> _Problem statement_
Return only the lines from the top of the data down to the one that holds "color=bar_color, label=series_name, zorder=3)", both included, without any pictures.
======== Recorded data
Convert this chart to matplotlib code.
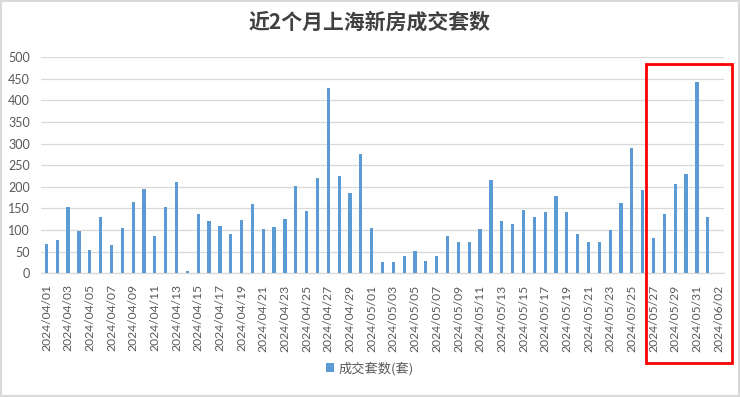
import matplotlib
matplotlib.use("Agg")
import matplotlib.pyplot as plt
from matplotlib.patches import Rectangle
import pandas as pd

plt.rcParams['font.family'] = ['Lato', 'Noto Sans CJK SC', 'DejaVu Sans']

# daily deals, 2024/04/01 .. 2024/06/02 (06/02 has no bar)
dates = pd.date_range('2024-04-01', '2024-06-02', freq='D').strftime('%Y/%m/%d').tolist()
deals = [67, 77, 154, 99, 55, 130, 66, 106, 164, 194,
         87, 154, 211, 6, 137, 122, 110, 91, 124, 160,
         102, 108, 125, 203, 145, 221, 429, 225, 187, 276,
         106, 27, 27, 40, 52, 29, 39, 86, 72, 72,
         103, 216, 121, 115, 147, 130, 141, 178, 143, 90,
         72, 72, 100, 163, 289, 193, 82, 138, 206, 230,
         442, 130, 0]
yticks = [0, 50, 100, 150, 200, 250, 300, 350, 400, 450, 500]

title = '近2个月上海新房成交套数'
series_name = '成交套数(套)'
bar_color = '#5B9BD5'
grid_color = '#D9D9D9'
text_color = '#595959'

fig = plt.figure(figsize=(7.4, 3.97), dpi=100)
ax = fig.add_axes([0.0554, 0.3116, 0.923, 0.5441])

x = range(len(dates))
ax.bar(x, deals, width=0.3, color=bar_color, label=series_name, zorder=3)

ax.set_xlim(-0.5, len(dates) - 0.5)
ax.set_ylim(0, 500)
ax.set_yticks(yticks)
ax.set_xticks(list(x)[::2])
ax.set_xticklabels(dates[::2], rotation=90, fontsize=8.7, color=text_color)
ax.tick_params(axis='y', labelsize=9, labelcolor=text_color, length=0, pad=8)
ax.tick_params(axis='x', length=0, pad=8)
ax.grid(axis='y', color=grid_color, linewidth=0.9, zorder=0)
for s in ['top', 'right', 'left']:
    ax.spines[s].set_visible(False)
ax.spines['bottom'].set_color(grid_color)
ax.spines['bottom'].set_linewidth(0.9)

fig.suptitle(title, x=0.5, y=0.97, fontsize=15, fontweight='bold', color='#404040',
             family=['Noto Sans CJK SC', 'DejaVu Sans'])

fig.legend(loc='lower center', bbox_to_anchor=(0.5, 0.025), frameon=False,
           handlelength=0.6, handleheight=0.6, handletextpad=0.4,
           prop={'family': ['Noto Sans CJK SC', 'DejaVu Sans'], 'size': 9.5},
           labelcolor=text_color)

# red highlight box on the last week
W, H = 740.0, 397.0
fig.patches.append(Rectangle((646 / W, (H - 363) / H), (732 - 646) / W, (363 - 64) / H,
                             transform=fig.transFigure, fill=False,
                             edgecolor='#FF0000', linewidth=2))
# chart border
fig.patches.append(Rectangle((0.001, 0.002), 0.997, 0.995, transform=fig.transFigure,
                             fill=False, edgecolor='#D9D9D9', linewidth=1.5))

fig.savefig('out.png', dpi=100, facecolor='white')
================
> _Result of this task_
Convert this chart to matplotlib code.
import matplotlib
matplotlib.use("Agg")
import matplotlib.pyplot as plt
from matplotlib.patches import Rectangle
import pandas as pd

plt.rcParams['font.family'] = ['Lato', 'Noto Sans CJK SC', 'DejaVu Sans']

# daily deals, 2024/04/01 .. 2024/06/02 (06/02 has no bar)
dates = pd.date_range('2024-04-01', '2024-06-02', freq='D').strftime('%Y/%m/%d').tolist()
deals = [67, 77, 154, 99, 55, 130, 66, 106, 164, 194,
         87, 154, 211, 6, 137, 122, 110, 91, 124, 160,
         102, 108, 125, 203, 145, 221, 429, 225, 187, 276,
         106, 27, 27, 40, 52, 29, 39, 86, 72, 72,
         103, 216, 121, 115, 147, 130, 141, 178, 143, 90,
         72, 72, 100, 163, 289, 193, 82, 138, 206, 230,
         442, 130, 0]
yticks = [0, 50, 100, 150, 200, 250, 300, 350, 400, 450, 500]

title = '近2个月上海新房成交套数'
series_name = '成交套数(套)'
bar_color = '#5B9BD5'
grid_color = '#D9D9D9'
text_color = '#595959'

fig = plt.figure(figsize=(7.4, 3.97), dpi=100)
ax = fig.add_axes([0.0554, 0.3116, 0.923, 0.5441])

x = range(len(dates))
ax.bar(x, deals, width=0.3, color=bar_color, label=series_name, zorder=3)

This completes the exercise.